Strong opposition is growing to the political asymmetry inherent in these bilateral trade and investment agreements (see stories #8, #19, and #21). As Oxfam notes, “It is in nobody’s long-term interest to have a global economy that perpetuates social, economic, and environmental injustice.”

While real progress toward achieving a development-friendly outcome in the World Trade Organization’s Doha Round is still quite elusive, the negotiation of bilateral and regional free trade agreements (FTAs) that would undermine development continues at an unabated pace.
In the United States, the new Democratic leadership in Congress recently negotiated changes in the areas of labor, environment, and intellectual property in regard to access to medicines that are to be incorporated into the completed FTAs awaiting Congressional ratification. If implemented as agreed, these changes would mean important progress in enforcing core International Labor Organization standards and multilateral environmental agreements, and in promoting public health over private profits by reducing onerous protections for pharmaceutical monopolies. Still, more must be done in these areas, and harmful provisions remain in several other areas that will adversely affect developing countries, particularly the poor.

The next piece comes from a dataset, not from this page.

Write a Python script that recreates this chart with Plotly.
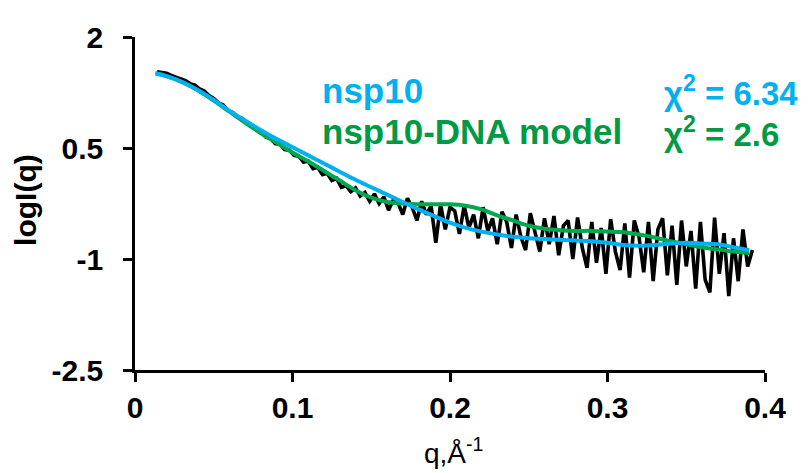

Without further changes, the FTAs create a profoundly unfair situation in which the US provides massive domestic agricultural supports and subsidies that allow products to be exported below their cost of production, while developing country trading partners are left with no means of protection. With large portions of their populations dependent upon agriculture for their livelihoods, the FTAs provide no effective safeguard to protect poor farmers from unfair competition. In addition, investment rules in the FTAs will hinder local and national governments from directing foreign investment so that it contributes to sustainable development. The investment chapter will give foreign companies leeway to challenge investment regulations, such as laws to protect the environment and public health. These and other provisions would deny developing countries the policy space needed to further their own development.
The US Administration hopes to bring FTAs with Peru, Panama, Colombia and Korea to a vote this year, although it remains doubtful whether there would be sufficient Congressional support to move the latter two. Congressional leadership is insisting that Colombia must also address its serious problems of violence and impunity, particularly as suffered by trade unionists, and has raised market-access concerns with regard to South Korea.
In a similar vein, the European Union has proceeded with FTA negotiations with African, Caribbean, and Pacific countries by pushing forward negotiating texts that will undermine the ability of poor countries to effectively govern their economies, protect their poorest people, improve livelihoods, and create new jobs. Going beyond the provisions negotiated at a multilateral level, the EU is making requests that would impose far-reaching, hard-to-reverse rules in the areas of market access, agriculture, services and intellectual property. At the same time, the EU is proceeding to open formal negotiations with Central American countries for an FTA that would impose similar rules that undermine development. A similar agreement with Andean countries is expected to follow, and plans have been announced to open negotiations with ASEAN, India, and South Korea. In all of these negotiations, the EU, like the US, is failing to put development first.